Over the weekend, a birding friend had found a Brown Thrasher at the Turquoise Trail campground and archeology museum on the east side of the Sandias. This species is the common thrasher in the east and is a rare winter visitor and migrant to this part of the state. There were also reports of a Greater Scaup, rarer inland than Lesser Scaup, at the Rio Grande Nature Center in the visitor center pond. After dropping Melissa off for class, I set out to try and find these birds.
Of course I forgot my camera.
The Candelaria wetlands by the nature center parking lot held the usual species and I enjoyed watching a couple dozen Cackling Geese fly in from somewhere to the north. Sandhill Cranes bugled from the fields but mostly stayed hidden from view.
This was my first morning trip to the nature in a while and the normally deserted feeders were hopping with Gambel’s White-crowned Sparrows, all four subspecies of Dark-eyed Juncos including one very dark Slate-colored. This bird appeared different from the typical Slate-coloreds I’m used to from the East, and might have been from the Cassiar subspecies which tends to have a “hooded” appearance with a darker gray head, throat, and breast. Clicking on the photo will take you to a page of photos of many, many different plumages of Dark-eyed Juncos in Colorado. The Cassiar Junco is intermediate between the gray Slate-colored and the more black-hooded and brown-bodied Oregon Junco.
I parked myself in the observation room of the nature center and checked out the pond. A muskrat swam back and forth right in front of the window, hauling itself out of the water onto a log now and then to eat. This little mammal delighted a young toddler and her grandparents as well as me. A few scaup swam on the pond, and one actively fed not more than 15 feet from the windows. It dove so frequently that it was hard to get a good view of its head shape, the best way to distinguish Greater from Lesser Scaup. The head seemed more rounded without a distinct peak in the back, making me think it was the reported Greater Scaup [edit 11/28/10 Now I’m not so sure…A lot of the scaups at the nature center seem to have rounded heads when feeding and a greener head. Not counting it for now]. While almost all field guides state that male Greater Scaup always have a green head and Lesser Scaup always have a purple head, it all depends on the lighting and viewing angle. Check out male Mallards on a bright day and see how many of their heads look purple. This bird’s head was distinctly green while the nearby Lesser Scaup were definitely purple. If this bird sticks around, it will be easy to get some decent photos of it.

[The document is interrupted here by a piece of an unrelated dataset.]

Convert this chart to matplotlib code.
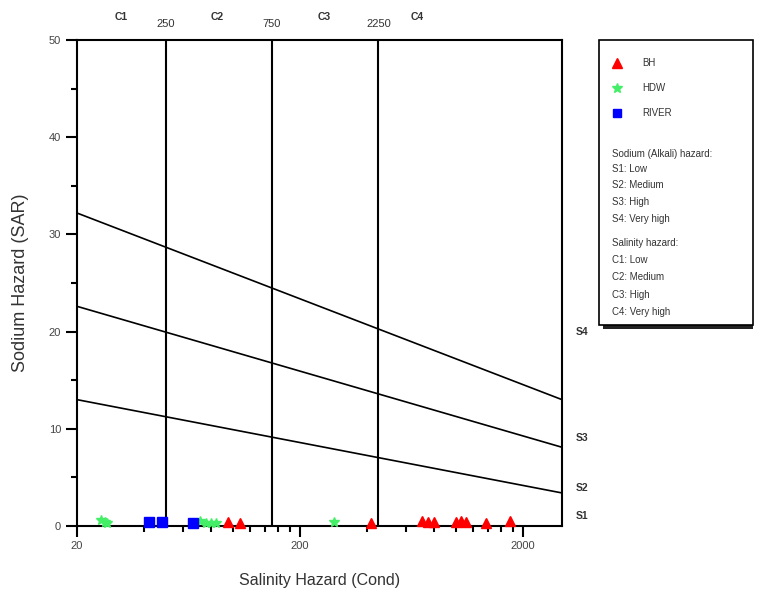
import matplotlib
matplotlib.use('Agg')
import matplotlib.pyplot as plt
from matplotlib.lines import Line2D
from matplotlib.patches import Rectangle
from matplotlib.ticker import FixedLocator, NullFormatter

plt.rcParams['font.family'] = ['Liberation Sans', 'DejaVu Sans']

# salinity class boundaries (vertical lines) and their top labels
class_bounds = [50, 150, 450]
class_bound_labels = ['250', '750', '2250']
class_names = ['C1', 'C2', 'C3', 'C4']
class_name_x = [31.7, 84.7, 256, 670]

# sodium hazard boundaries: SAR at left (x=20) and right (x=3000) edges
sar_x = [20, 3000]
sar_s12 = [13.0, 3.4]
sar_s23 = [22.6, 8.1]
sar_s34 = [32.2, 13.0]
s_labels = ['S1', 'S2', 'S3', 'S4']
s_label_y = [1.0, 3.9, 9.05, 20.0]

# samples: conductivity and SAR
bh_cond = [95, 107.5, 416, 704, 750, 798, 1002, 1056, 1112, 1365, 1750]
bh_sar = [0.4, 0.3, 0.3, 0.5, 0.4, 0.4, 0.4, 0.5, 0.4, 0.3, 0.5]
hdw_cond = [25.6, 26.7, 27.4, 71, 76, 80, 84, 284]
hdw_sar = [0.6, 0.4, 0.3, 0.5, 0.3, 0.3, 0.3, 0.4]
river_cond = [42, 48, 66]
river_sar = [0.4, 0.4, 0.3]

fig = plt.figure(figsize=(7.59, 5.91), dpi=100)
ax = fig.add_axes([77 / 759, 65 / 591, 485 / 759, 486 / 591])

ax.set_xscale('log')
ax.set_xlim(20, 3000)
ax.set_ylim(0, 50)

for sp in ax.spines.values():
    sp.set_linewidth(1.5)

ax.xaxis.set_major_locator(FixedLocator([20, 200, 2000]))
ax.set_xticklabels(['20', '200', '2000'])
minor = [40, 60, 80, 100, 120, 140, 160, 180, 400, 600, 800, 1000, 1200, 1400, 1600, 1800]
ax.xaxis.set_minor_locator(FixedLocator(minor))
ax.xaxis.set_minor_formatter(NullFormatter())
ax.set_yticks([0, 10, 20, 30, 40, 50])
ax.set_yticks([5, 15, 25, 35, 45], minor=True)
ax.tick_params(which='major', length=8, width=1.5, direction='out',
               labelsize=8, labelcolor='#444444')
ax.tick_params(which='minor', length=4.5, width=1.5, direction='out')
ax.tick_params(axis='x', which='major', pad=3)

for xb in class_bounds:
    ax.axvline(xb, color='black', lw=1.5)

for ys in (sar_s12, sar_s23, sar_s34):
    ax.plot(sar_x, ys, color='black', lw=1.2)

xt = ax.get_xaxis_transform()
for xb, lab in zip(class_bounds, class_bound_labels):
    ax.text(xb, 1.033, lab, transform=xt, ha='center', va='center',
            fontsize=8, color='#333333')
for xc, lab in zip(class_name_x, class_names):
    ax.text(xc, 1.047, lab, transform=xt, ha='center', va='center',
            fontsize=7.5, color='#333333', fontweight='bold')

yt = ax.get_yaxis_transform()
for ys, lab in zip(s_label_y, s_labels):
    ax.text(1.029, ys, lab, transform=yt, ha='left', va='center',
            fontsize=7.5, color='#333333', fontweight='bold')

red = '#ff0000'
green = '#44ee66'
blue = '#0000ff'
ax.plot(hdw_cond, hdw_sar, ls='none', marker='*', ms=7, color=green, clip_on=False, zorder=5)
ax.plot(river_cond, river_sar, ls='none', marker='s', ms=6.5, color=blue, clip_on=False, zorder=5)
ax.plot(bh_cond, bh_sar, ls='none', marker='^', ms=7, color=red, clip_on=False, zorder=5)

ax.set_xlabel('Salinity Hazard (Cond)', fontsize=11.5, color='#333333', labelpad=16)
ax.set_ylabel('Sodium Hazard (SAR)', fontsize=13, color='#333333', labelpad=14)

# legend box drawn in figure pixels
W, H = 759, 591
def fx(px):
    return px / W
def fy(py):
    return 1 - py / H

fig.add_artist(Rectangle((fx(603), fy(329)), fx(753) - fx(603), fy(44) - fy(329),
                         transform=fig.transFigure, facecolor='#222222', edgecolor='none'))
fig.add_artist(Rectangle((fx(599), fy(325)), fx(753) - fx(599), fy(40) - fy(325),
                         transform=fig.transFigure, facecolor='white', edgecolor='black', lw=1.2))

entries = [('BH', '^', red, 7), ('HDW', '*', green, 7), ('RIVER', 's', blue, 6)]
for i, (name, mk, col, ms) in enumerate(entries):
    y = 63 + i * 25
    fig.add_artist(Line2D([fx(617)], [fy(y)], marker=mk, color=col, ms=ms, ls='none',
                          transform=fig.transFigure))
    fig.text(fx(642), fy(y), name, fontsize=7, color='#333333', va='center', ha='left')

legend_lines = [
    ('Sodium (Alkali) hazard:', 154),
    ('S1: Low', 169), ('S2: Medium', 185), ('S3: High', 202), ('S4: Very high', 219),
    ('Salinity hazard:', 243),
    ('C1: Low', 260), ('C2: Medium', 277), ('C3: High', 295), ('C4: Very high', 312),
]
for txt, y in legend_lines:
    fig.text(fx(612), fy(y), txt, fontsize=7, color='#333333', va='center', ha='left')

fig.savefig('out.png', dpi=100)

I missed last week’s Thursday trip to Los Poblanos Open Space, a farm in northwestern Albuquerque managed for Sandhill Cranes. In addition to hundreds of close views of cranes, the group saw some Savannah Sparrows, a species I’d missed so far in the county. I had no idea how close the cranes are to the paths here! Many cranes were far off in the fields but several dozen fed along the paths within 50 feet and stood their ground as long as I didn’t move around too much. I found two Savannah Sparrows (Bernalillo bird 166) fairly quickly and decided to head back home to grab my camera before going to look for the Thrasher.
Camera in hand, I made my way to the campground and archeology museum. At first all I saw was a Canyon Towhee and no birds at the feeder or working through the seed on the ground. I must have spooked them when I drove up. Eventually I caught sight of a long-tailed bird running beneath a swingset nearby. Rusty color, streaking on the breast–Brown Thrasher! (NM bird 237 and Bernalillo bird 167) It ran behind a shed and then along the side of a cage full of doves. My views (and photos) weren’t the best because I was looking into the sun. I watched the thrasher for a bit as well as Dark-eyed Juncos until it disappeared into a nearby juniper tree.